----- Supplied records -----

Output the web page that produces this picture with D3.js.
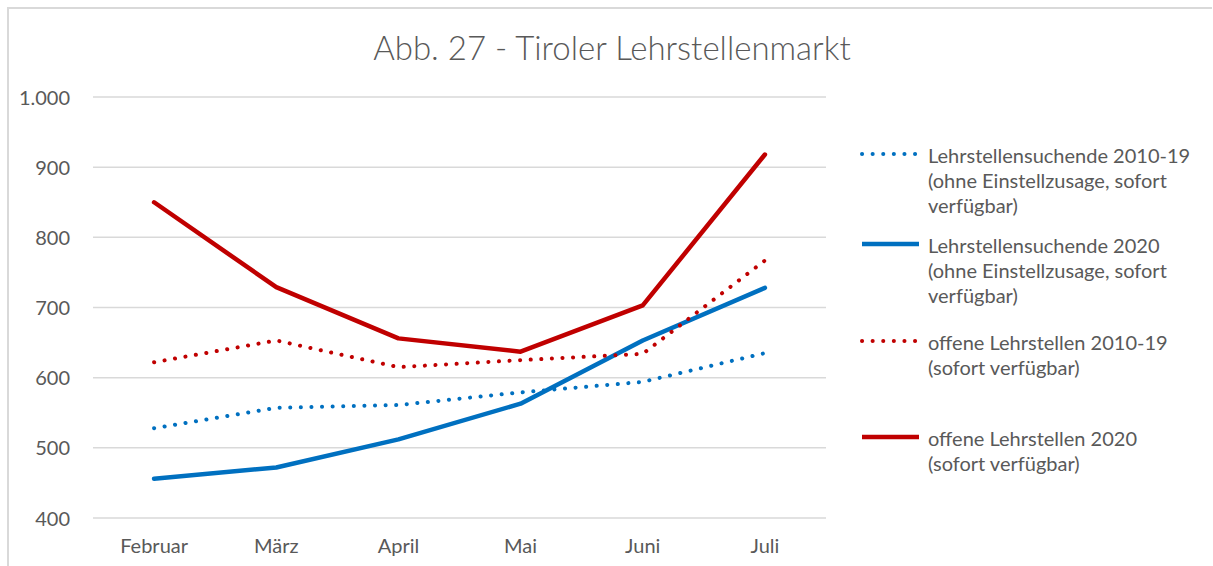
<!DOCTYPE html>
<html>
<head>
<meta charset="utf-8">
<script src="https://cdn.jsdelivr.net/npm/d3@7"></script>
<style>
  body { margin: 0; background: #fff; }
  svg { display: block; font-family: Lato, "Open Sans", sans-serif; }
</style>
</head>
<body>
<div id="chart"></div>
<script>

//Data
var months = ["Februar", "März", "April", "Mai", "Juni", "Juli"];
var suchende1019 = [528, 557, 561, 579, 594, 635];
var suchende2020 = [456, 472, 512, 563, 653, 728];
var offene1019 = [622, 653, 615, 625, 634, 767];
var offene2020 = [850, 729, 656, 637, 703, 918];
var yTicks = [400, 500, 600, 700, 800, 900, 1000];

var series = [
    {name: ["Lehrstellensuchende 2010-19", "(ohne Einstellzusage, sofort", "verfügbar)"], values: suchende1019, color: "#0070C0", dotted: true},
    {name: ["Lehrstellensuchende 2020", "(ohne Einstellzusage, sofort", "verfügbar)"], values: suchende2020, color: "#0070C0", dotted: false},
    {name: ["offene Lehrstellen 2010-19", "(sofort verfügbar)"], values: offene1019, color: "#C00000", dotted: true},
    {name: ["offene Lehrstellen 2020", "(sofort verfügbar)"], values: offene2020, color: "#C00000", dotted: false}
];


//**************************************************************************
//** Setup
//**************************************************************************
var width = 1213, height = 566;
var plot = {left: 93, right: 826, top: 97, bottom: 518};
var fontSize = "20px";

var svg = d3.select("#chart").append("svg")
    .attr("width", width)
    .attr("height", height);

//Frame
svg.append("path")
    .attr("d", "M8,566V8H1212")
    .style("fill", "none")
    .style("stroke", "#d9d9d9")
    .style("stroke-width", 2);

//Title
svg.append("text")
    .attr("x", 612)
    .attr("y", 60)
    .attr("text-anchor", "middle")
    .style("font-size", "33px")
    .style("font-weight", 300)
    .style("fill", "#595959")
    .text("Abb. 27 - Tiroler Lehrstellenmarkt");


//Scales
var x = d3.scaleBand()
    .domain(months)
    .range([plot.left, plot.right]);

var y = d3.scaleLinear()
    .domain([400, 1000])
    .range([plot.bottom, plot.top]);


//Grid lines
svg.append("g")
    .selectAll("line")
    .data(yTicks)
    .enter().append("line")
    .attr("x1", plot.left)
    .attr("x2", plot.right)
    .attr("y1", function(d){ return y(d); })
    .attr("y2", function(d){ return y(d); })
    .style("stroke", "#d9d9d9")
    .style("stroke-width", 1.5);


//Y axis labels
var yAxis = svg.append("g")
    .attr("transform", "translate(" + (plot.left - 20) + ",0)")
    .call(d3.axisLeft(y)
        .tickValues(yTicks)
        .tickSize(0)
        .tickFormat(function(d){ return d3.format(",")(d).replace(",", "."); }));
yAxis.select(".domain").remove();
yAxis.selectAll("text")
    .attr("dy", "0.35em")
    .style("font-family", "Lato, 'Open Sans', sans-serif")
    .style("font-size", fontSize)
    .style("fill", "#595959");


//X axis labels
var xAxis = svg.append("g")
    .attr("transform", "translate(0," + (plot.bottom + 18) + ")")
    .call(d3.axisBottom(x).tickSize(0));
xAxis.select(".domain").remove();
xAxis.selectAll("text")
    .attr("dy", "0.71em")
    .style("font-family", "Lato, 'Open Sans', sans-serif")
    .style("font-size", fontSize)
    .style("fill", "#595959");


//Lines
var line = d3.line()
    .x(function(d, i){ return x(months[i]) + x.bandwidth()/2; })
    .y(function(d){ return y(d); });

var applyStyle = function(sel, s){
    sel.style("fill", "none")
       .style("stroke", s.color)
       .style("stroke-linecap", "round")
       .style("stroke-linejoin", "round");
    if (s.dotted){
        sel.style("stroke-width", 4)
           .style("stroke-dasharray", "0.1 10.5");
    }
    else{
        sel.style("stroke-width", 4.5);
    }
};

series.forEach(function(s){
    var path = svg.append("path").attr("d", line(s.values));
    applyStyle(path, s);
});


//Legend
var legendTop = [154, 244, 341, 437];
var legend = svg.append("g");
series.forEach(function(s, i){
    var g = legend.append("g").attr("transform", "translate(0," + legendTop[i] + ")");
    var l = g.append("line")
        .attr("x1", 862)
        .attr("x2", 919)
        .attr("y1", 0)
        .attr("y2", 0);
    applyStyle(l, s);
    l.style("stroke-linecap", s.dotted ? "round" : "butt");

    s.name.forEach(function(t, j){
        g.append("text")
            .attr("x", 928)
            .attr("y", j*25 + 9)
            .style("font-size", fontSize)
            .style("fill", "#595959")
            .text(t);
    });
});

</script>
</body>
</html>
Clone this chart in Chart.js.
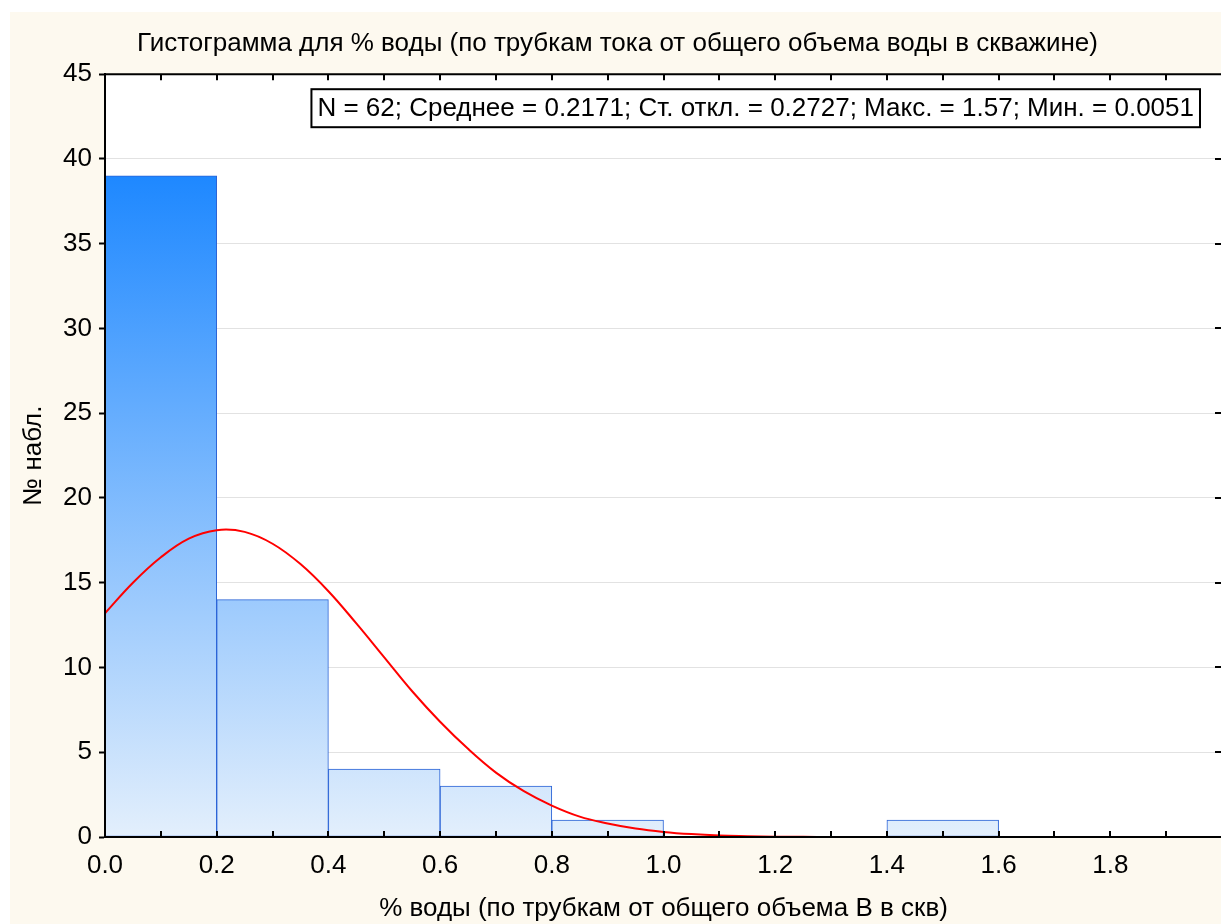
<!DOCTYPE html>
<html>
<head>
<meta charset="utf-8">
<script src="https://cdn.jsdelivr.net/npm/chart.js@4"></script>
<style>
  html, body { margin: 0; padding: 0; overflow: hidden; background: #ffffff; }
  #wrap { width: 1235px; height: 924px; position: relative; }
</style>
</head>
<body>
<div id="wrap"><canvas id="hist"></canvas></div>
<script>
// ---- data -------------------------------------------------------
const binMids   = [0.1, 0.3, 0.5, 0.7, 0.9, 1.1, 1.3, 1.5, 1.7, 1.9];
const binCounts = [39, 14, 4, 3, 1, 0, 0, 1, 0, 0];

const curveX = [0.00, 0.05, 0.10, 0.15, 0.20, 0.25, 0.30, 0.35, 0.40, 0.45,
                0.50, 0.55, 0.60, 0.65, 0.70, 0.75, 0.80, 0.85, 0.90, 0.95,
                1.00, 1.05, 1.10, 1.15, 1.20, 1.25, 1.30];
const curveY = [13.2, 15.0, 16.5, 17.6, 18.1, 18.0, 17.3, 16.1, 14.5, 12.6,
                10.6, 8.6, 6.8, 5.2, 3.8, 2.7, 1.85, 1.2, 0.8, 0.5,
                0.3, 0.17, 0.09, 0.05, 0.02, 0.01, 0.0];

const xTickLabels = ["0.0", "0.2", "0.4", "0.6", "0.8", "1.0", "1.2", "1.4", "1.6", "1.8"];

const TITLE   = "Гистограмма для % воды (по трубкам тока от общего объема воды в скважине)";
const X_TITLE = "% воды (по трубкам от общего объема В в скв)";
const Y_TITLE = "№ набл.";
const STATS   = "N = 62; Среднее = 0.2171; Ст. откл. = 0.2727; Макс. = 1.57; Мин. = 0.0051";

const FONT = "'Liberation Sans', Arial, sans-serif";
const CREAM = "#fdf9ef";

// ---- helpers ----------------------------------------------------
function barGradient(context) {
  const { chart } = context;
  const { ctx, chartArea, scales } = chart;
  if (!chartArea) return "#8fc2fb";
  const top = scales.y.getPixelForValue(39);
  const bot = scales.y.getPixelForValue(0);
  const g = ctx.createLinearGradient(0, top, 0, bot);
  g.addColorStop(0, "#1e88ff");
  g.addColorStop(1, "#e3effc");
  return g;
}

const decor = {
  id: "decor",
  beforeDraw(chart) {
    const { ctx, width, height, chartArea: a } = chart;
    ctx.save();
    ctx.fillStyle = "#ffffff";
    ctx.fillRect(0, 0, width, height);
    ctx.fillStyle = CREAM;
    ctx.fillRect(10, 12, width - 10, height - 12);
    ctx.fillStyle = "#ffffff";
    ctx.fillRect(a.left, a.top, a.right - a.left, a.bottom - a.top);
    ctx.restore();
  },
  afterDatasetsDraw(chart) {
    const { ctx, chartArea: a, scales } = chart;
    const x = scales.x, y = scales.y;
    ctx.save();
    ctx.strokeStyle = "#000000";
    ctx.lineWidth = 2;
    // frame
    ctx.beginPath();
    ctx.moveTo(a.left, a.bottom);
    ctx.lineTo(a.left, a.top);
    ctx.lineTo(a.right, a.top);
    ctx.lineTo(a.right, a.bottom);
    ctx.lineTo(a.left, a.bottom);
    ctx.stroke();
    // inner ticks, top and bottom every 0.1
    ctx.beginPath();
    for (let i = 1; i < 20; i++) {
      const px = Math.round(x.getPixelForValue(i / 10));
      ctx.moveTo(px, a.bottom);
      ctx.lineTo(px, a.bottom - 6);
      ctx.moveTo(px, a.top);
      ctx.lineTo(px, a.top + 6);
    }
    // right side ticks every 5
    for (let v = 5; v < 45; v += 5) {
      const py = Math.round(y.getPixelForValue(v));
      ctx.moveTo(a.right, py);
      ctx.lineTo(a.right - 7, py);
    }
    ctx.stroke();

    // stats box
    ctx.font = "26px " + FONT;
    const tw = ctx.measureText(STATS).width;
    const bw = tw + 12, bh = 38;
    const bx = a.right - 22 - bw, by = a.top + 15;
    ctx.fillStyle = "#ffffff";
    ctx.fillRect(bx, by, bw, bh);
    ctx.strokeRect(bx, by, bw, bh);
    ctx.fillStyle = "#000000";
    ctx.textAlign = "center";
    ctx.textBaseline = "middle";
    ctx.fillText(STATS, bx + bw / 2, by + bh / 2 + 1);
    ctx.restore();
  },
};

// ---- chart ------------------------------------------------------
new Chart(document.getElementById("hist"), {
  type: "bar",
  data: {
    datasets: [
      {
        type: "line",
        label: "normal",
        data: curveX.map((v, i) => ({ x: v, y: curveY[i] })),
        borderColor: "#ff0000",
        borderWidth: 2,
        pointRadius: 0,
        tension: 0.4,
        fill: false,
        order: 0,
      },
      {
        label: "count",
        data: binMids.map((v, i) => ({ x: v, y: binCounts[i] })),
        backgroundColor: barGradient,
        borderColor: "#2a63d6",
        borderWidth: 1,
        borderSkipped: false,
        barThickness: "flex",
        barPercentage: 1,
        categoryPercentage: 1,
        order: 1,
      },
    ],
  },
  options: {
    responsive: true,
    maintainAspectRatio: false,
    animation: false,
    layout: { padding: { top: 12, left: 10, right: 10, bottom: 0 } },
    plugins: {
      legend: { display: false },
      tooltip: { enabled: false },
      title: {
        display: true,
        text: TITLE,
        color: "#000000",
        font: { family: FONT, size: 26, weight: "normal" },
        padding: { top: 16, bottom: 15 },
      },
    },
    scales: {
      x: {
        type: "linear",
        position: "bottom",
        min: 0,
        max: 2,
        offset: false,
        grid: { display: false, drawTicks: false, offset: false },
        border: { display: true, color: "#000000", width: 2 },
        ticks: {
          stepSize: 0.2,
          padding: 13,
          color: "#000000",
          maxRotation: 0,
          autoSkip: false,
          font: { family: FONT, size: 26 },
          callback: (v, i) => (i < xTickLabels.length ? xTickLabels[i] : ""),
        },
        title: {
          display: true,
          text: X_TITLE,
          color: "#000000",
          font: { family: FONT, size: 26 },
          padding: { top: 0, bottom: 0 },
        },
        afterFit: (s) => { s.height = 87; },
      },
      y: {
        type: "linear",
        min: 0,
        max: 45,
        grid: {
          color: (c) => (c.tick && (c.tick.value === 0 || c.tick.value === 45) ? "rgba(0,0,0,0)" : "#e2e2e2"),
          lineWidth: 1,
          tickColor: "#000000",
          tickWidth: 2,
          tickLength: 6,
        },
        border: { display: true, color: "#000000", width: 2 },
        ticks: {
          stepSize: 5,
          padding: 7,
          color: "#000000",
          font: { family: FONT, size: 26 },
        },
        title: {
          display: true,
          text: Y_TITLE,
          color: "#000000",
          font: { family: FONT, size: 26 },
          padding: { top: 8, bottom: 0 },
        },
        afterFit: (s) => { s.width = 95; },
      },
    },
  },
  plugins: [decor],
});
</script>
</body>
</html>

-----

(Goal of the exercise) Report back each line of the entries that holds the string "picture".

(Reply to the task)
Output the web page that produces this picture with D3.js.

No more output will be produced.